Laranja Mecânica e o livre arbítrio

28/04/2015 09:36

O filme “Laranja Mecânica” (Clockwork Orange) de 1971 é uma adaptação do romance Anthony Burgess de 1962. Produzido e dirigido por Stanley Kubrick. O longa de 136 minutos é uma ficção científica que aborda a delinquência juvenil para tratar da maldade num mundo futurista.

O protagonista principal é Alex DeLarge, vivenciado pelo ator Malcolm Macdowell, um jovem que gosta de música clássica e que lidera uma gangue ultraviolenta (incluindo espancamentos e estupros).

Dentre as questões filosóficas que podem ser extraídas do filme está a do livre arbítrio. O filme questiona a origem da maldade ou a violência extrema e tenta demonstrar que esta é uma decisão livre, para isso chega a mostrar o ambiente familiar do jovem que parece ser favorável à formação de uma pessoa moralmente boa, no entanto, o comportamento de Alex não condiz com aquilo que vive em casa.

Para corrigir a aberração comportamental do Alex DeLarge, o jovem sóciopata é submetido a um método cuja finalidade é erradicar suas ações más através de um condicionamento do comportamento. O método consiste em tornar o rapaz incapaz de cometer maldade quando este decide cometê-las.

O problema do filme é que parece concentrar em duas premissas: que a maldade é uma ação livre e que os métodos condicionantes para que uma pessoa deixe de praticar a maldade fere seu livre arbítrio e não resolve o problema, pois a coibição da ação má e não o desejo de cometê-la continua fazendo uma pessoa moralmente má.

A questão é, após ser submetido ao tratamento condicionante, à decisão do Alex é livre? Sim, sua decisão parece livre, mas o ato de cometê-las não, pois sua ação só se concretiza quando esta é direcionada para o bem, quando tenta cometer alguma ação má ele é incapaz de executá-las, ou seja, à ação livre decorrente de uma vontade livre não se concretiza na sua plenitude. Dessa forma, não é o livre arbítrio na sua totalidade que está em jogo, pois o impedimento de uma ação desejada a partir de um mecanismo condicionado não sustenta a tese que não a pessoa não tenha livre arbítrio.

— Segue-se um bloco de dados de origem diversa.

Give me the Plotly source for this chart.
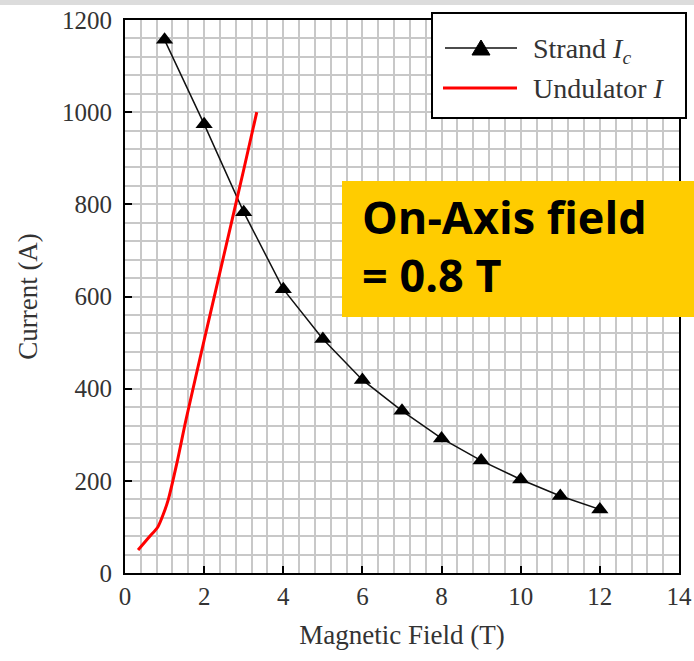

Embora seja um romance, era impossível em 1962 Anthony Burgess ter acesso às informações que temos hoje no que diz respeito à neurociência, esta diz que nossas ações são pré-condicionadas por nossos cérebros.

A segunda tese questionável do filme é o argumento de que condicionamentos para controlar as ações más não erradica o mal nas pessoas, ou seja, o fato da pessoa não praticar o mal não a torna uma pessoa moralmente boa, poiso desejo continua. O capelão apelando para questões religiosas alega que o método é falho por não eliminar também o desejo. Em outras palavras, o capelão prefere que as pessoas continuem praticando mal em nome de uma utopia. Quem garante que nossas ações não são condicionadas como mostra os estudos preliminares da neurociência? Nossas ações mais banais não são resultados de anos de condicionamentos desenvolvidos no seio familiar, escolar, religioso e social? O uso de determinado tipo de vestimenta ou comportamento não foram condicionados?

O filme procura desqualificar o tratamento em nome do livre arbítrio e do resultado final ao deslocar a ênfase para a radicalidade do tratamento condicionante (se o Alex fosse preso por um longo período seria submetido também um condicionamento para que voltasse praticar o mal) e sua eficácia final. Em minha opinião o problema não está no uso de métodos para combater as ações más, mas nas pessoas que continuaram más e se aproveitaram daquele que deixou de ser mau. O suicídio no final não é resultado do tratamento, mas da exploração a qual Alex é submetido.